Guest Post from Miranda:

It all started with Kasen asking me, “Who is your brother mommy?”

Mommy: Well Kasen, you know my brother – it’s Uncle Jared.

Kasen: Well who’s your mommy?

Mommy: Gigi.

Kasen: Who’s your daddy?

Mommy: Papa

Kasen: Who’s daddy’s mommy?

Mommy: Grandma.

And then I saw the lightbulb and Kasen said, “Mommy, where’s daddy’s daddy?”

It wasn’t “who?” that time, which was weird. This time he asked “where?” My breath was taken away and I was thinking, “How in the world do I answer this question.” I wasn’t prepared to answer this question. So I said, “Well Kasen, daddy’s daddy was sick and he’s not living anymore.”

Kasen: But mommy, where is he?

Mommy: He’s in heaven with Jesus.

Kasen: Jesus is not in heaven.

Mommy: Well where is he Kasen?

Kasen: He’s with God.

Mommy: Well where are they?

He looked up, and said, “Up in the sky. Up in the air somewhere.”

I thought to myself, “Thank heaven we’re off of that question.” but also thanked God for the opportunity to have that conversation. I also thought, “I wish I could have met him so I would have known what to say to Kasen.”

Mommy: Jesus is also here with us, and he’s in heaven with daddy’s daddy.

Kasen: And at Gigi and Papa’s house?

Mommy: Yes.


Message from Steve: I’m so grateful to have a bride like Miranda. She’s such a great mom! Although I wish I had been there for the moment that she shared with Kasen, I think she responded perfectly. She didn’t fumble all over herself trying to come up with an answer. She was able to tell him the truth in a way that he could understand and then got a bonus opportunity to talk a little about Jesus/heaven/etc. When Miranda told me this story, it brought tears to my eyes. I hate that my children will never know my dad, but the fact they know me, means they know much of who my dad was as well. I see him in the mirror more and more as I grow older.

A Secret

It was an intimate moment. Miranda cupped her hand and leaned in to the ear of our 2yr old son, Kasen. She spoke gently, “Kasen, I have a secret.” He watched her intently. Drawing it out and emphasizing each word, she said, “I. . . love. . . you!” Kasen pushed in close to her saying, “Mommy, I have a secret.” Miranda anticipated the approaching moment and heightened her sense of awareness. She wanted to remember every detail of this one. With the same slow emphasizing pace, Kasen said, “I. . .want. . .candy!”

Ha! Ha! I think it’s hilarious and just had to share it with everyone.

Traveling Circus

Last night Miranda and I took the kids to a traveling circus. It wasn’t really something we planned, but we heard about it (and heard it was cheap) and decided we’d check it out. It was great! We got to sit about 10 feet from the center ring. The elephants walked between us and the ring. Kasen and I also rode an elephant. Miranda says I looked really out of place. That’s OK – I’m amazed at the things I find myself doing for my children. Thought I’d put up a few pics. (Not sure how it happened, but we didn’t get even one picture with Miranda and Kesleigh.)
elephant smKasen smelephant 2 smelephant 3 smdogs smHighwire smmotorcycle smJPG

Mother’s Day

Mothers_dayMiranda is an amazing mom (not to mention how amazing she is at being a wife). Having Kasen, was like uncovering what she was created to do.
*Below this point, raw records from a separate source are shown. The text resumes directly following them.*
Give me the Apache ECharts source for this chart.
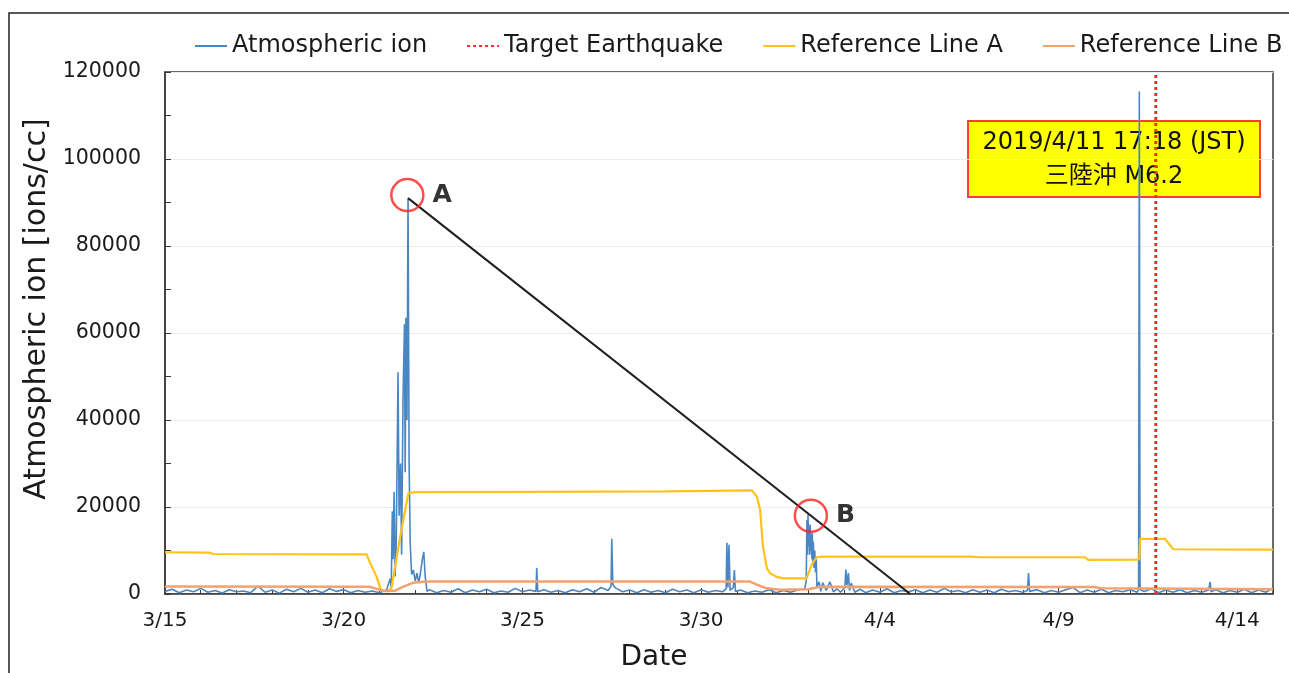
<!DOCTYPE html>
<html>
<head>
<meta charset="utf-8">
<script src="https://cdn.jsdelivr.net/npm/echarts@6/dist/echarts.min.js"></script>
<style>
  html, body { margin: 0; padding: 0; background: #fff; }
  #chart { width: 1289px; height: 673px; }
</style>
</head>
<body>
<div id="chart"></div>
<script>
// x values are days since 3/15 00:00
const dateLabels = ["3/15", "3/20", "3/25", "3/30", "4/4", "4/9", "4/14"];
const seriesNames = ["Atmospheric ion", "Target Earthquake", "Reference Line A", "Reference Line B"];

const ionPoints = [
  [0, 600], [0.2, 1100], [0.4, 300], [0.6, 900], [0.8, 500], [1.0, 1300], [1.2, 400], [1.4, 800],
  [1.6, 250], [1.8, 1000], [2.0, 500], [2.2, 700], [2.4, 300], [2.6, 1800], [2.8, 400], [3.0, 900],
  [3.2, 200], [3.4, 1100], [3.6, 500], [3.8, 1300], [4.0, 400], [4.2, 900], [4.4, 300], [4.6, 1200],
  [4.8, 600], [5.0, 1000], [5.2, 300], [5.4, 800], [5.6, 400], [5.8, 700], [6.0, 300], [6.2, 900],
  [6.26, 2500], [6.30, 3500], [6.33, 1500], [6.36, 19000], [6.38, 8000], [6.41, 23500], [6.44, 4000],
  [6.47, 12000], [6.52, 51000], [6.55, 18000], [6.59, 30000], [6.62, 9000], [6.66, 45000], [6.70, 62000],
  [6.72, 28000], [6.74, 63500], [6.77, 40000], [6.80, 91000], [6.83, 30000], [6.86, 12000], [6.90, 4500],
  [6.95, 5500], [7.00, 3000], [7.05, 4800], [7.10, 2500], [7.15, 5000], [7.20, 8000], [7.24, 9700],
  [7.28, 4000], [7.33, 600],
  [7.4, 1000], [7.6, 300], [7.8, 800], [8.0, 400], [8.2, 1200], [8.4, 300], [8.6, 900], [8.8, 500],
  [9.0, 1100], [9.2, 300], [9.4, 700], [9.6, 400], [9.8, 1300], [10.0, 500], [10.2, 900],
  [10.38, 600], [10.40, 6000], [10.43, 500],
  [10.6, 1000], [10.8, 400], [11.0, 800], [11.2, 300], [11.4, 1000], [11.6, 500], [11.8, 1200], [12.0, 400],
  [12.2, 1500], [12.4, 800], [12.48, 1800], [12.50, 12700], [12.53, 2200], [12.6, 1400], [12.8, 500],
  [13.0, 900], [13.2, 300], [13.4, 1000], [13.6, 400], [13.8, 800], [14.0, 300], [14.2, 1100], [14.4, 500],
  [14.6, 900], [14.8, 300], [15.0, 1000], [15.2, 400], [15.4, 800], [15.6, 500],
  [15.70, 1200], [15.72, 11800], [15.75, 1500], [15.78, 11300], [15.81, 800], [15.9, 1500], [15.93, 5500],
  [15.96, 600],
  [16.1, 900], [16.3, 300], [16.5, 700], [16.7, 400], [16.9, 1000], [17.1, 300], [17.3, 800], [17.5, 400],
  [17.7, 900], [17.9, 1200],
  [17.94, 3000], [17.96, 17000], [17.98, 9000], [17.99, 18300], [18.01, 11000], [18.02, 15500], [18.04, 9000],
  [18.05, 16000], [18.07, 10000], [18.08, 13500], [18.10, 8000], [18.11, 14000], [18.13, 7000], [18.14, 12000],
  [18.16, 6000], [18.18, 10000], [18.20, 5000], [18.22, 8000], [18.24, 1500],
  [18.3, 2800], [18.35, 600], [18.4, 2600], [18.5, 800], [18.6, 2800], [18.7, 500], [18.8, 1200], [18.9, 400],
  [19.02, 1500], [19.05, 5600], [19.08, 2000], [19.12, 4800], [19.15, 800], [19.2, 2500], [19.3, 400],
  [19.45, 1100],
  [19.6, 300], [19.8, 900], [20.0, 400], [20.2, 1200], [20.4, 300], [20.6, 800], [20.8, 500], [21.0, 1000],
  [21.2, 300], [21.4, 900], [21.6, 400], [21.8, 1300], [22.0, 500], [22.2, 800], [22.4, 300], [22.6, 1000],
  [22.8, 400], [23.0, 900], [23.2, 300], [23.4, 1100], [23.6, 500], [23.8, 800], [24.0, 400],
  [24.13, 800], [24.16, 4800], [24.19, 600],
  [24.4, 1000], [24.6, 300], [24.8, 800], [25.0, 400], [25.2, 1000], [25.4, 1500], [25.6, 300], [25.8, 900],
  [26.0, 400], [26.2, 1100], [26.4, 300], [26.6, 800], [26.8, 500], [27.0, 1000], [27.2, 400],
  [27.24, 1200], [27.26, 115500], [27.28, 1000],
  [27.4, 600], [27.6, 1200], [27.8, 300], [28.0, 900], [28.2, 400], [28.4, 1000], [28.6, 300], [28.8, 800],
  [29.0, 400], [29.2, 900], [29.24, 2800], [29.27, 500], [29.4, 1000], [29.6, 300], [29.8, 800], [30.0, 400],
  [30.2, 1100], [30.4, 300], [30.6, 900], [30.8, 400], [31.0, 1400],
];

const refAPoints = [
  [0, 9600], [1.25, 9500], [1.35, 9200], [5.64, 9100], [5.74, 7100], [5.92, 4000], [6.02, 1400], [6.10, 700],
  [6.24, 600], [6.34, 1500], [6.58, 13200], [6.81, 23200], [7.0, 23400], [10, 23500], [14, 23600],
  [16.42, 23800], [16.56, 22400], [16.65, 19350], [16.73, 10900], [16.84, 5900], [16.93, 4770], [17.10, 4000],
  [17.30, 3600], [17.95, 3600], [18.09, 6700], [18.23, 8450], [18.4, 8600], [22.57, 8600], [22.8, 8450],
  [25.74, 8450], [25.83, 7830], [27.19, 7900], [27.26, 7990], [27.28, 12670], [27.98, 12670], [28.21, 10290],
  [31, 10200],
];

const refBPoints = [
  [0, 1700], [5.74, 1650], [6.10, 760], [6.44, 760], [6.67, 1700], [6.95, 2600], [7.3, 2850], [16.37, 2850],
  [16.6, 2000], [16.84, 1300], [17.21, 1000], [18.0, 1100], [18.33, 1650], [26.0, 1600], [26.2, 1300],
  [31, 1100],
];

// 2019/4/11 17:18 JST
const quakeDay = 27.72;
const quakePoints = [[quakeDay, 0], [quakeDay, 120000]];

// line drawn from peak A down through B to the axis
const trendPoints = [[6.80, 91000], [20.85, 0]];
const markedPoints = [
  { value: [6.78, 91700], label: "A" },
  { value: [18.07, 18000], label: "B" },
];

const font = "DejaVu Sans, 'Noto Sans CJK JP', sans-serif";
const ink = "#1a1a1a";
const frame = "#3a3a3a";

const option = {
  animation: false,
  backgroundColor: "#fff",
  textStyle: { fontFamily: font, color: ink },
  grid: { left: 165, right: 16, top: 72, bottom: 79, show: true, borderColor: frame, borderWidth: 1.5 },
  legend: {
    data: seriesNames,
    left: 189,
    top: 29,
    itemWidth: 32,
    itemHeight: 14,
    itemGap: 39,
    itemStyle: { opacity: 0 },
    textStyle: { fontSize: 24, color: ink, fontFamily: font },
  },
  xAxis: {
    type: "value",
    min: 0,
    max: 31,
    interval: 5,
    axisLine: { lineStyle: { color: frame, width: 1.5 } },
    axisTick: { inside: true, length: 6, lineStyle: { color: frame } },
    minorTick: { show: true, splitNumber: 5, length: 4, lineStyle: { color: frame } },
    splitLine: { show: false },
    axisLabel: {
      fontSize: 20,
      color: ink,
      margin: 17,
      formatter: (v) => (v % 5 === 0 ? dateLabels[v / 5] : ""),
    },
  },
  yAxis: {
    type: "value",
    min: 0,
    max: 120000,
    interval: 20000,
    axisLine: { show: true, lineStyle: { color: frame, width: 1.5 } },
    axisTick: { show: true, inside: true, length: 6, lineStyle: { color: frame } },
    minorTick: { show: true, splitNumber: 2, length: 6, lineStyle: { color: frame } },
    splitLine: { lineStyle: { color: "#ececec" } },
    axisLabel: { fontSize: 20.5, color: ink, margin: 24, formatter: (v) => String(v) },
  },
  series: [
    {
      name: seriesNames[0],
      type: "line",
      data: ionPoints,
      symbol: "none",
      lineStyle: { width: 1.6, color: "#4a86c4" },
      itemStyle: { color: "#4a86c4" },
      z: 2,
    },
    {
      name: seriesNames[1],
      type: "line",
      data: quakePoints,
      symbol: "none",
      lineStyle: { width: 3, color: "#ff2b2b", type: [3, 3] },
      itemStyle: { color: "#ff2b2b" },
      z: 4,
    },
    {
      name: seriesNames[2],
      type: "line",
      data: refAPoints,
      symbol: "none",
      lineStyle: { width: 2.2, color: "#ffc21a" },
      itemStyle: { color: "#ffc21a" },
      z: 3,
    },
    {
      name: seriesNames[3],
      type: "line",
      data: refBPoints,
      symbol: "none",
      lineStyle: { width: 2.5, color: "#f3a26e" },
      itemStyle: { color: "#f3a26e" },
      z: 3,
    },
    {
      name: "trend",
      type: "line",
      data: trendPoints,
      symbol: "none",
      lineStyle: { width: 2, color: "#1e1e1e" },
      z: 5,
    },
    {
      name: "marks",
      type: "scatter",
      data: markedPoints.map((p) => ({ value: p.value, label: { formatter: p.label } })),
      symbol: "circle",
      symbolSize: 32,
      itemStyle: { color: "rgba(0,0,0,0)", borderColor: "#ff2020", borderWidth: 2.5 },
      label: { show: true, position: "right", distance: 8, fontSize: 25, fontWeight: "bold", color: "#000" },
      z: 6,
    },
  ],
  graphic: [
    {
      type: "rect",
      z: 100,
      shape: { x: 9, y: 13, width: 1320, height: 700 },
      style: { fill: "none", stroke: "#222", lineWidth: 1.5 },
      silent: true,
    },
    {
      // axis titles, placed where the original figure has them
      type: "text",
      z: 100,
      x: 37,
      y: 309,
      rotation: Math.PI / 2,
      style: {
        text: "Atmospheric ion [ions/cc]",
        font: "30px " + font,
        fill: ink,
        align: "center",
        verticalAlign: "middle",
      },
    },
    {
      type: "text",
      z: 100,
      x: 654,
      y: 658,
      style: { text: "Date", font: "28px " + font, fill: ink, align: "center", verticalAlign: "middle" },
    },
    {
      type: "group",
      z: 100,
      children: [
        {
          type: "rect",
          shape: { x: 968, y: 121, width: 292, height: 76 },
          style: { fill: "#ffff00", stroke: "#ff3b3b", lineWidth: 2 },
        },
        {
          type: "text",
          x: 1114,
          y: 160,
          style: {
            text: "2019/4/11 17:18 (JST)\n三陸沖 M6.2",
            font: "24px " + font,
            fill: "#111",
            align: "center",
            verticalAlign: "middle",
            lineHeight: 34,
          },
        },
      ],
    },
  ],
};

const chart = echarts.init(document.getElementById("chart"), null, { renderer: "canvas" });
chart.setOption(option);
</script>
</body>
</html>
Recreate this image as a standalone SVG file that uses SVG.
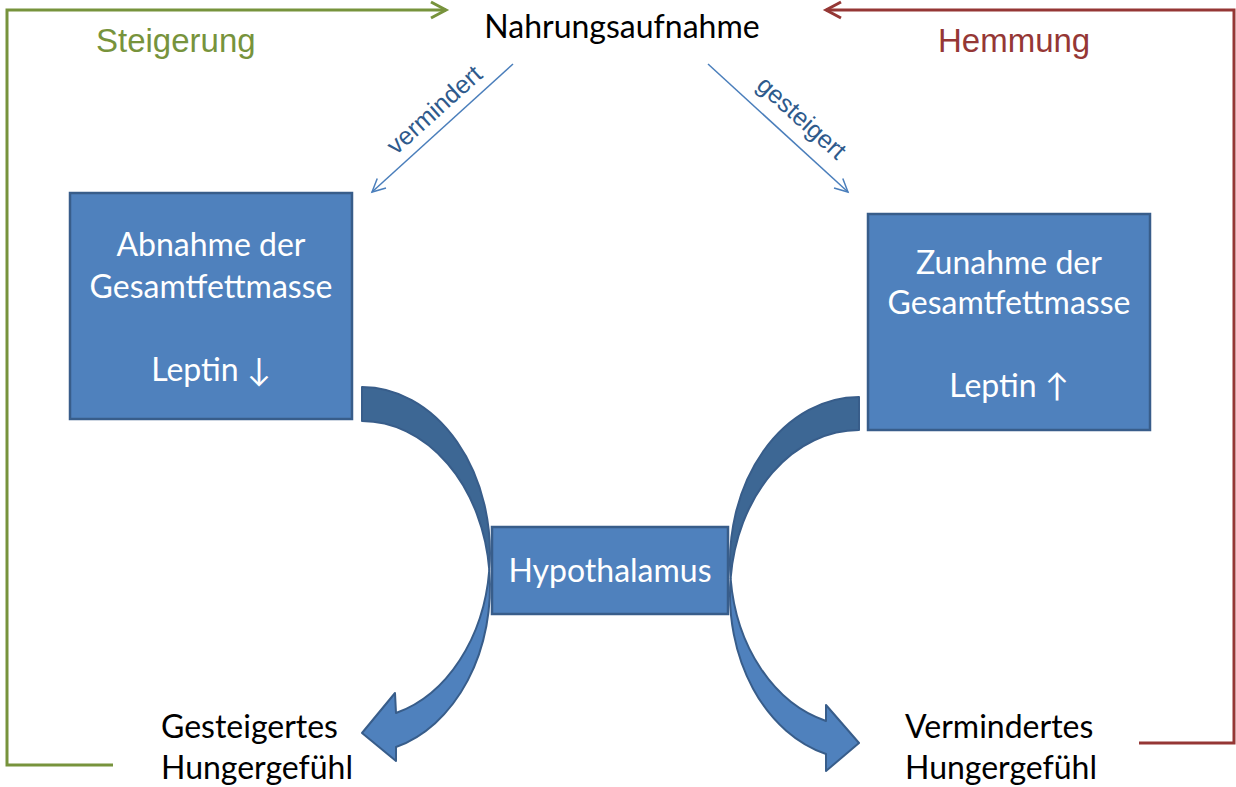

I sat next to her the other night on the couch as we listened to Kasen crying in his crib. We were attempting the let him “cry it out” which is a method for teaching children how to sleep through the night. It’s a tough thing to do. You basically just let them cry until they realize that they’ve gotta go to sleep on their own. Anyway, Miranda was in tears. It took everything she had to force herself to stay in the living room with me. As she cried, it was hard to understand her words through the tears, but she mumbled “I’m his mother. I’m supposed to love and care for him.” I tried to comfort her saying that she was loving and caring for him by helping him learn how to go to sleep on his own. I’m not sure my words were very comforting, but I think it’s true. This is probably just the first of many times where our love for him will put us in a position where we’ll have to act against our own desires. Ultimately, Miranda held off and after the second night, Kasen slept through the night completely by himself. He’s now made it three nights that way. It’s a pretty amazing thing. Miranda and I both know it’s a good thing, but I feel pretty confident that when she wakes up in the middle of the night, she wants to check in on him – you know, to make sure he’s still breathing and is okay. How do I know that? ‘Cause that’s exactly what I wanna do, and I know she’s a much better parent than I could ever dream of being.

As a single youth minister, that whole “tough love” thing sounded a much easier than what we experienced together the other night. This is probably only the beginning though. Anyway, all this is to say that we’re both realizing that parenting is tough, but I can see clearly that Miranda is tougher. God has truly blessed us by giving her to Kasen and I. Voddie Bachaum defines love as “an act of the will accompanied by
emotion on behalf of it’s recipient.
” That’s exactly what she did the
other night. She chose to do what was best for him in spite of her
emotions. Kasen will grow up knowing that he is loved beyond measure, and he’ll also be shown a beautiful example in his mother.  She loves with all she has, and will sacrifice her own desires to do what’s best for him. Even when it hurts her, she will choose to love him.